_WHAT IS BEING ASKED_
Copy out each line containing "with" from the entries below.

_DATA IN THIS EXERCISE_
[start]
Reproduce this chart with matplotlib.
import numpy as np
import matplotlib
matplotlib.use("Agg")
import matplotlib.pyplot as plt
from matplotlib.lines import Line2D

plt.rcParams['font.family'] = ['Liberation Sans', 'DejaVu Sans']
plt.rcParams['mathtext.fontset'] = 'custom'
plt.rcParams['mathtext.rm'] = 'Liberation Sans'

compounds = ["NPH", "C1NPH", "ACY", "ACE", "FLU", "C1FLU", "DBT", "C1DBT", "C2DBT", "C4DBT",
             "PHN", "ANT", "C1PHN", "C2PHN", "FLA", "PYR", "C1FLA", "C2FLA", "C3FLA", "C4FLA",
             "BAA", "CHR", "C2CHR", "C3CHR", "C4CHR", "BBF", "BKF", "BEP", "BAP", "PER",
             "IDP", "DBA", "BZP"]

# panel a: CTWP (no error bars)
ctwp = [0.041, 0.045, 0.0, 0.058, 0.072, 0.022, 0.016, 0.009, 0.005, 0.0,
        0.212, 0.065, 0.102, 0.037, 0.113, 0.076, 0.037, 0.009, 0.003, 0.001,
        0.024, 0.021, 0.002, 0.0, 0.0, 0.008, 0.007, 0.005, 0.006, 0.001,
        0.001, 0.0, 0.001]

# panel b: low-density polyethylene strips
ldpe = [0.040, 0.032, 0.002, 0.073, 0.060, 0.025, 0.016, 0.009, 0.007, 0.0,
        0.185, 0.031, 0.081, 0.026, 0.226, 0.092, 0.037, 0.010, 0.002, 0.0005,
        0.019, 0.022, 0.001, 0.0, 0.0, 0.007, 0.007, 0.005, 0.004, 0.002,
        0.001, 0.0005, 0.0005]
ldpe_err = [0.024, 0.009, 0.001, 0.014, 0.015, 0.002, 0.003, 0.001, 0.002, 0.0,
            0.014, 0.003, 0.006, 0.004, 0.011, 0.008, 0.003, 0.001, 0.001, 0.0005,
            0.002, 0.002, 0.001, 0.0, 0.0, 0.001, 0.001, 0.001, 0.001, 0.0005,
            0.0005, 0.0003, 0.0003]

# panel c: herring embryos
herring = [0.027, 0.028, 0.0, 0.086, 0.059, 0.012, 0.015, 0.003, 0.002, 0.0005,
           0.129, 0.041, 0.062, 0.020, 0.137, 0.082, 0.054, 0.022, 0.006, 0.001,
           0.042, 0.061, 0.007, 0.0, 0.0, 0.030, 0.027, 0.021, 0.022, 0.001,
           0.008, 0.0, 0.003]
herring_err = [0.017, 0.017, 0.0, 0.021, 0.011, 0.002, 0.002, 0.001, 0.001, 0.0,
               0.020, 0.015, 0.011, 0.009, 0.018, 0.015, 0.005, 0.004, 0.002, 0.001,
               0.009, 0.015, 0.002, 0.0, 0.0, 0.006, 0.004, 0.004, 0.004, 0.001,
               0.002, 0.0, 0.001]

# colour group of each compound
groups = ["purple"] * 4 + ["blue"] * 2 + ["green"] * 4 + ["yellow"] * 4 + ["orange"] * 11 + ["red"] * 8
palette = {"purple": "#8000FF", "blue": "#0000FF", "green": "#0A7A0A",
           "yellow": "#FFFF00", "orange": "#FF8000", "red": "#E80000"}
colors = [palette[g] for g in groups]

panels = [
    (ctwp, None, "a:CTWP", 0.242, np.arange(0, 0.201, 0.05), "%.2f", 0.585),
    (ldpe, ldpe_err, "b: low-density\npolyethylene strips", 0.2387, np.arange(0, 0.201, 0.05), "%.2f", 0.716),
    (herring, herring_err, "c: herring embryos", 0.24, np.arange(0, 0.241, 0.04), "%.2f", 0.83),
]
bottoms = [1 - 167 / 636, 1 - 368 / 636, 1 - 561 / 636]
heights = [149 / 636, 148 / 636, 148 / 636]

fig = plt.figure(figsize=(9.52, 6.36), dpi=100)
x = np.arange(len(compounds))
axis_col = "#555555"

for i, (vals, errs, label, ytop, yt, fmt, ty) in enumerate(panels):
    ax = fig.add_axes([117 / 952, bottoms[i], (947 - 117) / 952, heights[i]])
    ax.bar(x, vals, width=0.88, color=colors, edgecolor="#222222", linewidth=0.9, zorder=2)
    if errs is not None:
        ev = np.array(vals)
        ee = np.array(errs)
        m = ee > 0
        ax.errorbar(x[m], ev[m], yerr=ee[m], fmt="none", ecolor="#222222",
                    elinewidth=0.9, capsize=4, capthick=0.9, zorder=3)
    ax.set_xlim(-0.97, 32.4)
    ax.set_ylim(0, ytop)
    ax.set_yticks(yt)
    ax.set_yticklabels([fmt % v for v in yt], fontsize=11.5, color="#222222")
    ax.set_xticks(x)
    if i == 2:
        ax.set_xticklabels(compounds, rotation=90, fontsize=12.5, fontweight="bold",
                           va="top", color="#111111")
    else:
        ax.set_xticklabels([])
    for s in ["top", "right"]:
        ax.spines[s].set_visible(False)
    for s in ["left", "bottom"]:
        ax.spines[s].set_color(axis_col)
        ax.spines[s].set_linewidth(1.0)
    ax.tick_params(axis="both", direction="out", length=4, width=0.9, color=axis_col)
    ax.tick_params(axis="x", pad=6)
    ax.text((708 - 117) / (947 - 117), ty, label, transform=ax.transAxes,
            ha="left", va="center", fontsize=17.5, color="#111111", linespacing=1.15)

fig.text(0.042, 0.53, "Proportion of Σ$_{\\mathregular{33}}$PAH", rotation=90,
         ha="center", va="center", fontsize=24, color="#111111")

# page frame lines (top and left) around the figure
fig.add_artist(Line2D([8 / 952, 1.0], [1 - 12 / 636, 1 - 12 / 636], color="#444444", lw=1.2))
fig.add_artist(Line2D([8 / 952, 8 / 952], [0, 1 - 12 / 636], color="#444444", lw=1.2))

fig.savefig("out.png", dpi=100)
[end]
[start]
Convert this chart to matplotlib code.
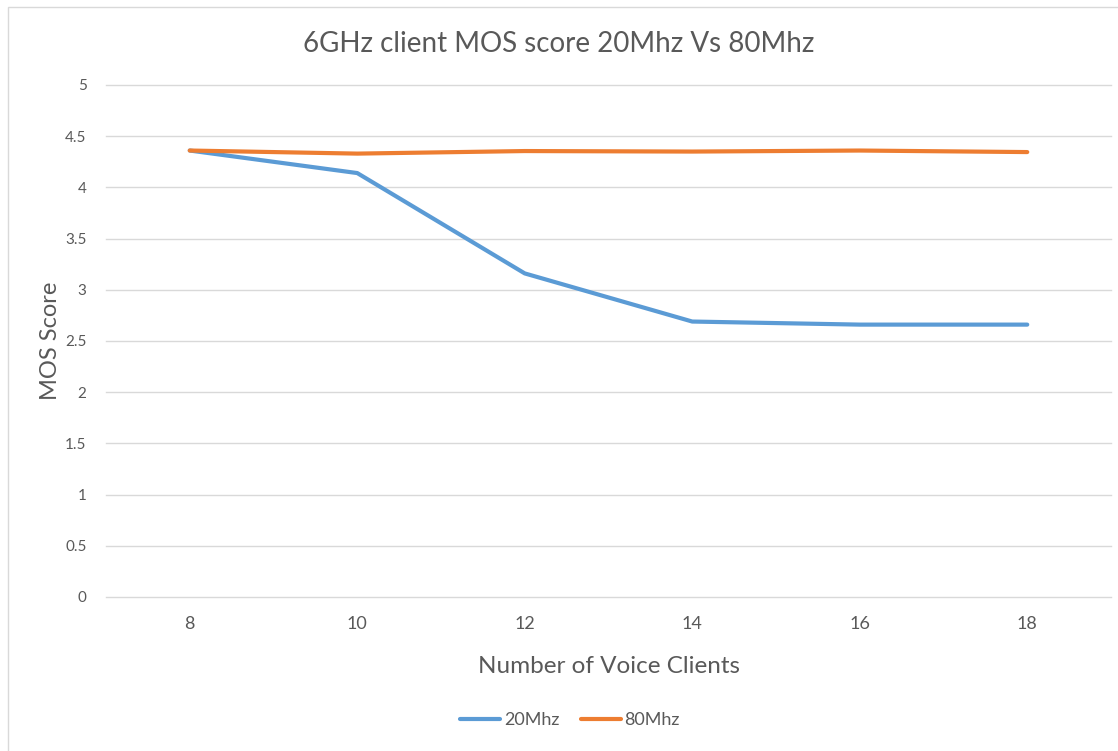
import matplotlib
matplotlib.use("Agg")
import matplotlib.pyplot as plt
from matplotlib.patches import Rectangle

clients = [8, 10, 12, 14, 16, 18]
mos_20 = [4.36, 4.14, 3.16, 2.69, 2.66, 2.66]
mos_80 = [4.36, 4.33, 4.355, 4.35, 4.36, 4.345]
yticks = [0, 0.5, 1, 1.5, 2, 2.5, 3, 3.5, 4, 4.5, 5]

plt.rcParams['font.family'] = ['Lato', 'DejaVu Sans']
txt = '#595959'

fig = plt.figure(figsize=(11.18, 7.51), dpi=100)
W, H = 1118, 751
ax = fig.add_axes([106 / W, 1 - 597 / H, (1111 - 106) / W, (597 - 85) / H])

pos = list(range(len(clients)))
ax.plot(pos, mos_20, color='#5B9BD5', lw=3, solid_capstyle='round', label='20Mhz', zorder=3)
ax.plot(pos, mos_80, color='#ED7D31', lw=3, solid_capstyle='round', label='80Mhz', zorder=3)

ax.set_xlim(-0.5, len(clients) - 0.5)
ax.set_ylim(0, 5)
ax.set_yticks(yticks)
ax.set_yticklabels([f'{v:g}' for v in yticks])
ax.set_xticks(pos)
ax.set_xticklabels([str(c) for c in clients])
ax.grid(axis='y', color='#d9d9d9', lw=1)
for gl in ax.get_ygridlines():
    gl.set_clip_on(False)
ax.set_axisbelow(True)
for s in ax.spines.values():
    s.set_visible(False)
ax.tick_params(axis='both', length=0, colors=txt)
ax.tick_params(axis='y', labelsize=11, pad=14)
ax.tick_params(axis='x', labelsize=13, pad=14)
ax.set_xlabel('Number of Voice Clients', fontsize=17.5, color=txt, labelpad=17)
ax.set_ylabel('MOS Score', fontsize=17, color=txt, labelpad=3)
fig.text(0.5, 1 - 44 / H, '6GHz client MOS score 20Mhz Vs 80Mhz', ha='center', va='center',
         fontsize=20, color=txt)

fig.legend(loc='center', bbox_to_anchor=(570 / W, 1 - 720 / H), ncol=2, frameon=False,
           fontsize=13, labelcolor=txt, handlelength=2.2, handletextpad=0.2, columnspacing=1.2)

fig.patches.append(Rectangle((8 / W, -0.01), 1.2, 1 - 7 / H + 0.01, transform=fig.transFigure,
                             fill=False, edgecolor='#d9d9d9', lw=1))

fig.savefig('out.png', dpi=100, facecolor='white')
[end]
[start]
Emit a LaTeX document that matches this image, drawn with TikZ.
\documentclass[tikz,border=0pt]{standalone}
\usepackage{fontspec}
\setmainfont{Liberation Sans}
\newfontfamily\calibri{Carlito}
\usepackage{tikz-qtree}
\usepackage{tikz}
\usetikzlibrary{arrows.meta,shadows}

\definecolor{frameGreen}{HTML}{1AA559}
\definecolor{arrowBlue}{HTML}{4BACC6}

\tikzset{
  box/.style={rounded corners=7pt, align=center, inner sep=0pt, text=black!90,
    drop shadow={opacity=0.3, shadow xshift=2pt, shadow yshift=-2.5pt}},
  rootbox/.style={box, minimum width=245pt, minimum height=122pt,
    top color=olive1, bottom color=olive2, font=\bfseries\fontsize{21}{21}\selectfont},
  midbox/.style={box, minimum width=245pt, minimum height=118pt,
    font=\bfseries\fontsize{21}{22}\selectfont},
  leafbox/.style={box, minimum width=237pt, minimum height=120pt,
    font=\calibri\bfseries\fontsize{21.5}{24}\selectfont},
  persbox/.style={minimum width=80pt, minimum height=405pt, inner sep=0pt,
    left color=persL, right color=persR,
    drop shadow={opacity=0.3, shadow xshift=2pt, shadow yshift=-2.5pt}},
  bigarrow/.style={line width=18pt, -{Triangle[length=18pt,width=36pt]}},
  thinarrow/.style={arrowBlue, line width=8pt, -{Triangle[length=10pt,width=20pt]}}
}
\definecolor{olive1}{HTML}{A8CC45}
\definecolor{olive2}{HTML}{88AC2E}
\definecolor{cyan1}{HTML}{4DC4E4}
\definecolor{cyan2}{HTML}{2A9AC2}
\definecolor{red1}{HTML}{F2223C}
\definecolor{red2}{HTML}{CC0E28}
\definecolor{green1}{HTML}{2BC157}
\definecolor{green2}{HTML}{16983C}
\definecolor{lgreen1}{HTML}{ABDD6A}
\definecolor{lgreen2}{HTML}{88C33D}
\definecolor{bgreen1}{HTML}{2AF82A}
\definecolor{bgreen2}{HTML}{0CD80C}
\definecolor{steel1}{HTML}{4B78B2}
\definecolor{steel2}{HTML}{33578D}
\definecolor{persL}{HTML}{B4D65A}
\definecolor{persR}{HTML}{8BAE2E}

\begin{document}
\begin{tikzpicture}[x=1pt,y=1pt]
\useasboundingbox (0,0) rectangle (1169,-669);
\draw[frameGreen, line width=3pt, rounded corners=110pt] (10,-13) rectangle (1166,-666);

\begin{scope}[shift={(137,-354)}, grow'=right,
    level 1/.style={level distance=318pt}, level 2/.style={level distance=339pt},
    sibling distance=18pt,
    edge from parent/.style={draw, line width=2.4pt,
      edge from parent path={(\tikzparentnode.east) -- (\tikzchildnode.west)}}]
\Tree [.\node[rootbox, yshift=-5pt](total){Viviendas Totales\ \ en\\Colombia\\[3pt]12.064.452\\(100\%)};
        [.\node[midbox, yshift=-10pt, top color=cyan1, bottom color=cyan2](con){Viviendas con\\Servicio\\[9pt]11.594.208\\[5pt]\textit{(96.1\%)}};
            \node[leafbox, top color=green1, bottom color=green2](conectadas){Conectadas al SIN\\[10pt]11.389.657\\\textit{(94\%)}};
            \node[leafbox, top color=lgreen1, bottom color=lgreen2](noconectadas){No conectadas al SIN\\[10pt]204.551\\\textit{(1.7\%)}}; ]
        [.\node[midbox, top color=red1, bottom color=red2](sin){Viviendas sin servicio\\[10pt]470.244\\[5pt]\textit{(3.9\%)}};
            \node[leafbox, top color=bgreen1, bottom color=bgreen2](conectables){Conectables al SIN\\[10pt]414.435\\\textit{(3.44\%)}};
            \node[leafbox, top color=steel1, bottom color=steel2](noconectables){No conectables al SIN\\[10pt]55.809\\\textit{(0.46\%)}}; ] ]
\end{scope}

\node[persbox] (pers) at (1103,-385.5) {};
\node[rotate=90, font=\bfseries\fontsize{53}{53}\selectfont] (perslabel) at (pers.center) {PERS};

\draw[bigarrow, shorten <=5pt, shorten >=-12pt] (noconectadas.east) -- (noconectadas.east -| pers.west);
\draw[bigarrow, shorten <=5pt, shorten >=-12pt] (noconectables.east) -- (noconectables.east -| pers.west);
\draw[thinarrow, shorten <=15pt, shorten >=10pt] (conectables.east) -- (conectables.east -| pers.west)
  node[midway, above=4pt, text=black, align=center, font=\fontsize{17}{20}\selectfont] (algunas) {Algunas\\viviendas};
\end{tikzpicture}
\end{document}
[end]
_TASK OUTPUT_
Reproduce this chart with matplotlib.
Emit a LaTeX document that matches this image, drawn with TikZ.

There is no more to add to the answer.